DP-means (Kulis and Jordan, ICML 2012), a nonparametric generalization of K-means, extends the latter to the case where the number of clusters is unknown. Unlike K-means, however, DP-means is hard to parallelize, a limitation hindering its usage in large-scale tasks. This work bridges this practicality gap by rendering the DP-means approach a viable, fast, and highly-scalable solution. In our paper, we first study the strengths and weaknesses of previous attempts to parallelize the DP-means algorithm. Next, we propose a new parallel algorithm, called PDC-DP-Means (Parallel Delayed Cluster DP-Means), based in part on delayed creation of clusters. Compared with DP-Means, PDC-DP-Means provides not only a major speedup but also performance gains. Finally, we propose two extensions of PDC-DP-Means. The first combines it with an existing method, leading to further speedups. The second extends PDC-DP-Means to a Mini-Batch setting (with an optional support for an online mode), allowing for another major speedup. We verify the utility of the pro-posed methods on multiple datasets. We also show that the proposed methods outperform other non-parametric methods (e.g., DBSCAN). Our highly-efficient code, available in this git repository, can be used to reproduce our experiments.

Installation

pip install pdc-dp-means

Usage

Please refer to the documentation: https://pdc-dp-means.readthedocs.io/en/latest/

Code

The code described here is under the folder paper_code. The supplied code has 3 parts -

  • The cluster directory, which contains an extension to sklearn with our proposed algorithms, PDC-DP-Means and its MiniBatch version.
  • the file date_pdpmeans.py which contains our implementation of DACE (in three versions, see below) and PDP-Means.
  • Three notebooks that contain the experiment with the other non-parametric methods.
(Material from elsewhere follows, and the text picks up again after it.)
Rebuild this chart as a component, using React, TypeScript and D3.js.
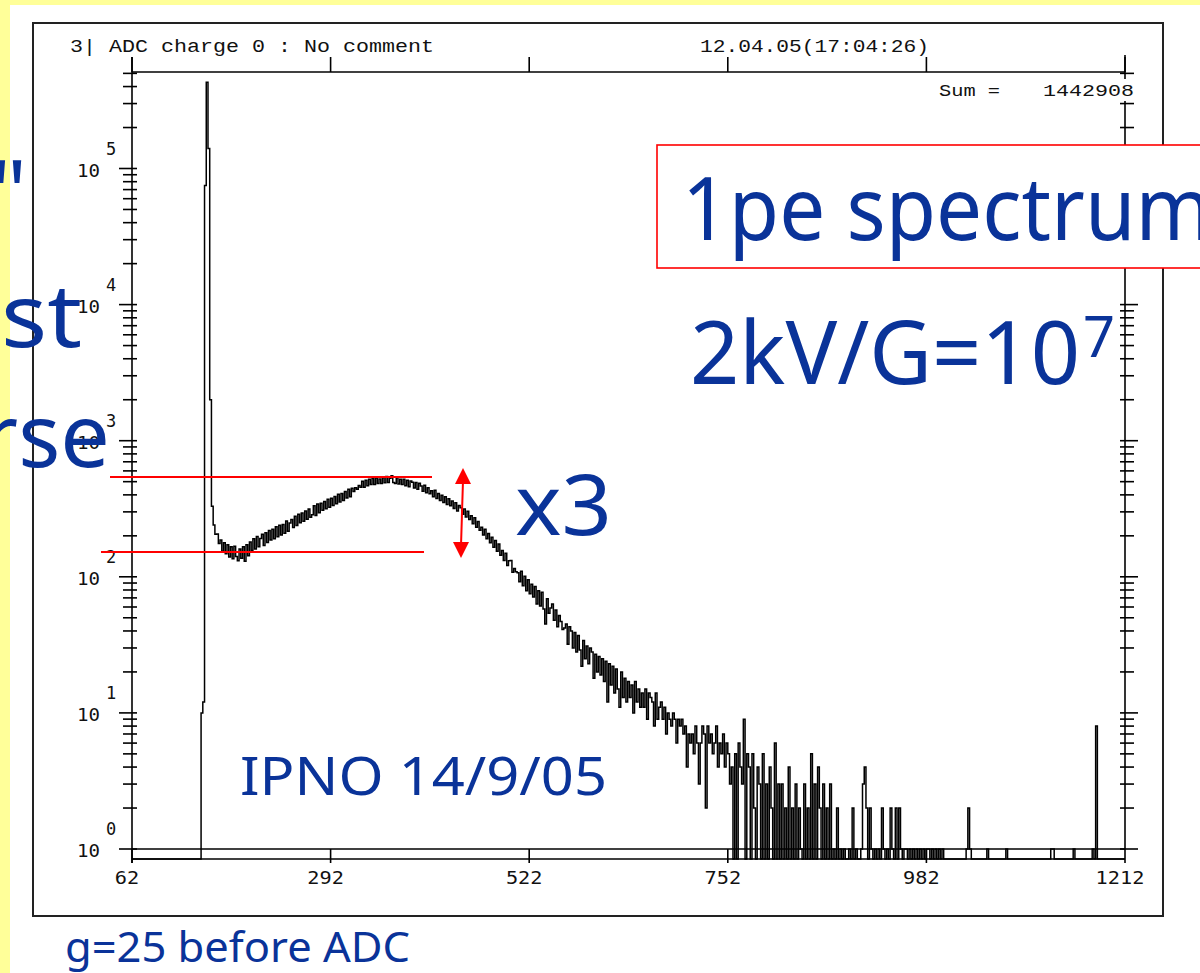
import React from 'react';
import * as d3 from 'd3';

// ---- data ----
const xTickChannels = [62, 292, 522, 752, 982, 1212];
const yDecadeExponents = [0, 1, 2, 3, 4, 5];
const firstChannel = 62;
const lastChannel = 1212;
const channelsPerBin = 2;

// counts per 2-channel bin, channel 62 upward
const pedestalCounts = [
  0, 0, 0, 0, 0, 0, 0, 0, 0, 0, 0, 0, 0, 0, 0, 0, 0, 0, 0, 0,
  0, 0, 0, 0, 0, 0, 0, 0, 0, 0, 0, 0, 0, 0, 0, 0, 0, 0, 0, 0,
  10, 12, 75000, 430000, 140000, 2000, 330, 240, 205,
];
const valleyPeakCounts = [
  206, 176, 186, 154, 178, 148, 172, 140,
  166, 136, 168, 141, 131, 160,
  137, 166, 130, 172, 143, 180,
  156, 190, 160, 198, 166, 191,
  205, 170, 211, 179, 219, 186,
  224, 190, 233, 197, 239, 203,
  242, 209, 257, 216, 249,
  264, 230, 279, 238, 288, 250,
  294, 256, 304, 265, 315, 274,
  286, 332, 282, 342, 296, 347,
  308, 358, 316, 371, 324,
  377, 334, 389, 344, 405, 355,
  409, 364, 423, 380, 440, 388,
  447, 423, 452, 440, 468, 455,
  504, 455, 513, 466, 520, 476,
  527, 477, 532, 484, 524,
  485, 535, 490, 545, 494, 530,
  552, 493, 485, 535, 480, 522,
  476, 520, 467, 512, 458, 505,
  496, 450, 494, 440, 486,
  465, 426, 471, 414, 451, 407,
  428, 387, 432, 376, 410, 364,
  398, 352, 387, 340, 374, 332,
  360, 318, 350, 304, 334,
  322, 288, 315, 275, 303, 264,
  281, 245, 271, 231, 255, 220,
  231, 203, 224, 190, 208, 178,
];
const slopeCounts = [
  195, 165, 185, 154, 174, 144,
  156, 132, 149, 121, 131,
  132, 108, 115, 109, 107, 92,
  110, 86, 101, 79, 95, 75,
  88, 71, 85, 63, 79, 61,
  77, 58, 45, 69, 54, 59,
  63, 48, 57, 43, 52,
  47, 41, 42, 45, 32, 43,
  40, 30, 39, 28, 37, 29,
  22, 34, 25, 31, 23, 30,
  28, 18, 27, 20, 26, 19,
  25, 17, 24, 12, 23, 16,
  22, 14, 21, 15, 11, 20,
  13, 18, 12, 17, 13,
  16, 10, 17, 12, 15, 11,
  14, 11, 15, 9, 14, 13,
  12, 8, 14, 9, 11,
  12, 9, 11, 7, 10, 9,
  8, 10, 9, 6, 9, 8,
  9, 7, 8, 4, 7, 6,
  7, 5, 8, 6, 3, 6,
  8, 7, 2, 8, 6,
  7, 5, 6, 8, 4, 6,
  5, 7, 4, 6, 5, 3,
];
const tailCounts = [
  4, 0, 5, 0, 6, 4,
  3, 9, 0, 5, 4,
  0, 5, 2, 0, 4, 3,
  0, 5, 0, 3, 0, 4,
  2, 0, 6, 0, 3, 0,
  3, 0, 2, 0, 4, 0,
  2, 0, 3, 0, 2, 1,
  0, 3, 0, 2, 0,
  5, 0, 3, 0, 4, 2,
  0, 3, 0, 2, 0, 3,
  0, 1, 0, 2, 0, 1,
  0, 1, 0, 0, 1, 0,
  2, 0, 1, 0, 0,
  1, 3, 4, 2, 0, 2,
  1, 0, 1, 0, 1, 0,
  2, 1, 0, 1, 0, 2,
  1, 0, 2, 0, 2,
  1, 0, 1, 1, 0, 1,
  0, 1, 0, 1, 0, 1,
  0, 1, 0, 1, 1, 0,
  1, 0, 1, 0, 1,
  0, 1, 0, 0, 0, 0,
  0, 0, 0, 0, 0, 0,
  0, 0, 0, 1, 2, 1,
  0, 0, 0, 0, 0, 0,
  0, 0, 0, 1, 0, 0,
  0, 0, 0, 0, 0, 0,
  0, 0, 1, 0, 0, 0,
  0, 0, 0, 0, 0, 0,
  0, 0, 0, 0, 0, 0,
  0, 0, 0, 0, 0, 0,
  0, 0, 0, 0, 1, 1,
  0, 0, 0, 0, 0, 0,
  0, 0, 0, 0, 0, 1,
  0, 0, 0, 0, 0, 0,
  0, 0, 0, 0, 1, 0,
  8, 0, 0, 0, 0, 0,
  0, 0, 0, 0, 0, 0,
  0, 0, 0, 0, 0,
];

const titleText = '3| ADC charge 0 : No comment';
const dateText = '12.04.05(17:04:26)';
const sumLabel = 'Sum =';
const sumValue = '1442908';

const BLUE = '#0a3399';
const RED = '#ff0000';
const HAND = "'Comic Sans MS', 'Noto Sans', sans-serif";
const MONO = "'Liberation Mono', 'DejaVu Sans Mono', monospace";
const NUM = "'DejaVu Sans Mono', monospace";

export default function App() {
  const counts = [...pedestalCounts, ...valleyPeakCounts, ...slopeCounts, ...tailCounts];
  const left = 132, right = 1125, top = 72, bottom = 849;
  const x = d3.scaleLinear().domain([firstChannel, lastChannel]).range([left, right]);
  const y = d3.scaleLog().domain([1, 1e5]).range([bottom, 168.5]);
  const zeroY = y(1) + 10;

  const pts: [number, number][] = counts.map((c, i) => [firstChannel + i * channelsPerBin, c]);
  pts.push([lastChannel, counts[counts.length - 1]]);
  const line = d3
    .line<[number, number]>()
    .x((d) => x(d[0]))
    .y((d) => (d[1] > 0 ? y(d[1]) : zeroY))
    .curve(d3.curveStepAfter);
  const histPath = line(pts) || '';

  const yTicks: { y: number; major: boolean }[] = [];
  yDecadeExponents.forEach((e) => {
    for (let m = 1; m <= 9; m++) {
      const py = y(m * Math.pow(10, e));
      if (py >= top - 0.5) yTicks.push({ y: py, major: m === 1 });
    }
  });

  const ax = { stroke: '#000', strokeWidth: 1.6 };

  return (
    <svg
      width={1200}
      height={973}
      style={{ position: 'absolute', left: 0, top: 0, display: 'block' }}
    >
      <rect x={0} y={0} width={1200} height={973} fill="#ffffff" />
      <rect x={0} y={0} width={1200} height={5} fill="#ffff99" />
      <rect x={0} y={0} width={10} height={973} fill="#ffff99" />

      {/* frame */}
      <rect x={33} y={23} width={1130} height={893} fill="none" stroke="#222" strokeWidth={2} />

      {/* header texts */}
      <text x={70} y={52} fontFamily={MONO} fontSize={18} textLength={364} lengthAdjust="spacingAndGlyphs" fill="#111">
        {titleText}
      </text>
      <text x={700} y={52} fontFamily={MONO} fontSize={18} textLength={229} lengthAdjust="spacingAndGlyphs" fill="#111">
        {dateText}
      </text>

      {/* axes */}
      <line x1={left} y1={top} x2={right} y2={top} {...ax} />
      <line x1={left} y1={bottom} x2={right} y2={bottom} {...ax} />
      <line x1={left} y1={57} x2={left} y2={863} {...ax} />
      <line x1={right} y1={55} x2={right} y2={bottom} {...ax} />
      <line x1={left} y1={zeroY} x2={right} y2={zeroY} stroke="#000" strokeWidth={1.3} />

      {xTickChannels.map((c) => (
        <g key={'xt' + c}>
          <line x1={x(c)} y1={57} x2={x(c)} y2={top} {...ax} />
          <line x1={x(c)} y1={bottom} x2={x(c)} y2={863} {...ax} />
          <text
            x={x(c) - 5}
            y={884}
            textAnchor="middle"
            fontFamily={NUM}
            fontSize={17}
            textLength={String(c).length * 12.2}
            lengthAdjust="spacingAndGlyphs"
            fill="#111"
          >
            {c}
          </text>
        </g>
      ))}

      {yTicks.map((t, i) => (
        <g key={'yt' + i}>
          <line x1={t.major ? 119 : 123} y1={t.y} x2={137} y2={t.y} {...ax} />
          <line x1={1120} y1={t.y} x2={t.major ? 1138 : 1134} y2={t.y} {...ax} />
        </g>
      ))}

      {yDecadeExponents.map((e) => (
        <g key={'yl' + e}>
          <text x={100} y={y(Math.pow(10, e)) + 8} textAnchor="end" fontFamily={NUM} fontSize={17} textLength={23} lengthAdjust="spacingAndGlyphs" fill="#111">
            10
          </text>
          <text x={106} y={y(Math.pow(10, e)) - 14} fontFamily={NUM} fontSize={17} fill="#111">
            {e}
          </text>
        </g>
      ))}

      {/* histogram */}
      <path d={histPath} fill="none" stroke="#000" strokeWidth={1.5} />

      {/* Sum box */}
      <rect x={935} y={79} width={203} height={22} fill="#ffffff" />
      <text x={939} y={96} fontFamily={MONO} fontSize={16} textLength={61} lengthAdjust="spacingAndGlyphs" fill="#111">
        {sumLabel}
      </text>
      <text x={1043} y={96} fontFamily={MONO} fontSize={16} textLength={91} lengthAdjust="spacingAndGlyphs" fill="#111">
        {sumValue}
      </text>

      {/* red guide lines and arrow */}
      <line x1={110} y1={477} x2={432} y2={477} stroke={RED} strokeWidth={2} />
      <line x1={101} y1={552} x2={424} y2={552} stroke={RED} strokeWidth={2} />
      <line x1={463} y1={480} x2={461} y2={546} stroke={RED} strokeWidth={2} />
      <polygon points="463,468 455,484 471,484" fill={RED} />
      <polygon points="461,558 453,542 469,542" fill={RED} />

      {/* slide annotations */}
      <rect x={657} y={145} width={600} height={123} fill="#ffffff" stroke={RED} strokeWidth={1.6} />
      <text x={682} y={240} fontFamily={HAND} fontSize={88} textLength={530} lengthAdjust="spacingAndGlyphs" fill={BLUE}>
        1pe spectrum
      </text>
      <text x={690} y={384} fontFamily={HAND} fontSize={88} textLength={390} lengthAdjust="spacingAndGlyphs" fill={BLUE}>
        2kV/G=10
      </text>
      <text x={1083} y={357} fontFamily={HAND} fontSize={56} fill={BLUE}>
        7
      </text>
      <text x={515} y={535} fontFamily={HAND} fontSize={84} textLength={97} lengthAdjust="spacingAndGlyphs" fill={BLUE}>
        x3
      </text>
      <text x={240} y={795} fontFamily={HAND} fontSize={52} textLength={367} lengthAdjust="spacingAndGlyphs" fill={BLUE}>
        IPNO 14/9/05
      </text>
      <text x={65} y={962} fontFamily={HAND} fontSize={42} textLength={345} lengthAdjust="spacingAndGlyphs" fill={BLUE}>
        g=25 before ADC
      </text>

      {/* text from the neighbouring slide column, cut at the left edge */}
      <text x={27} y={223} textAnchor="end" fontFamily={HAND} fontSize={88} fill={BLUE}>
        1pe"
      </text>
      <text x={4} y={347} textAnchor="end" fontFamily={HAND} fontSize={88} fill={BLUE}>
        be
      </text>
      <text x={1} y={347} fontFamily={HAND} fontSize={88} textLength={81} lengthAdjust="spacingAndGlyphs" fill={BLUE}>
        st
      </text>
      <text x={110} y={467} textAnchor="end" fontFamily={HAND} fontSize={88} fill={BLUE}>
        worse
      </text>
    </svg>
  );
}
PDC-DP-Means and MiniBatch PDC-DP-Means

In order to install this, you must clone scikit-learn from: https://github.com/scikit-learn/scikit-learn.git.

Navigate to the directory sklearn/cluster and replace the files __init__.py, _k_means_lloyd.pyx and _kmeans.py with the respective files under the cluster directory. Next, you need to install sklearn from source. To do so, follow the directions here: https://scikit-learn.org/stable/developers/advanced_installation.html#install-bleeding-edge.

Now, in order to use it, you can simply use from sklearn.cluster import MiniBatchDPMeans, DPMeans. In general, the parameters are the same as the K-Means counterpart: https://scikit-learn.org/stable/modules/generated/sklearn.cluster.KMeans.html

https://scikit-learn.org/stable/modules/generated/sklearn.cluster.MiniBatchKMeans.html

The only differences are:

  1. instead of the n_clusters parameter (which stands, in K-Means, for the number fo clusters), there is a new parameter called delta (in our papers it was lambda but avoided this vairable name here since lambda is a reserved word in Python);
  2. When DPMeans is used the algorithm parameter is removed.

DACE and PDP-Means

In the file dace_dpmeans.py there are 4 relevant algorithms -

parallel_dp(data,delta,processes,iters)' - PDP-Means. As before, delta replaces lambda, data' is the data, 'processes' is the amount of parallelization, and `iters' is the maximum iterations (it will stop before if converged).

DACE(data,delta,num_of_processes) - The original DACE algorithm. as before, delta replaces lambda, 'data' is the data, num_of_processes is the amount of parallelization.

DACE_DDP(data,delta,num_of_processes) - DACE using PDC-DP-Means, but with no inner parallelization.

DACE_DDP_SPAWN(data,delta,num_of_processes) - DACE using PDP-DP-Means with inner parallelization, due to different Multi Processing scheme, this might take abit longer to start.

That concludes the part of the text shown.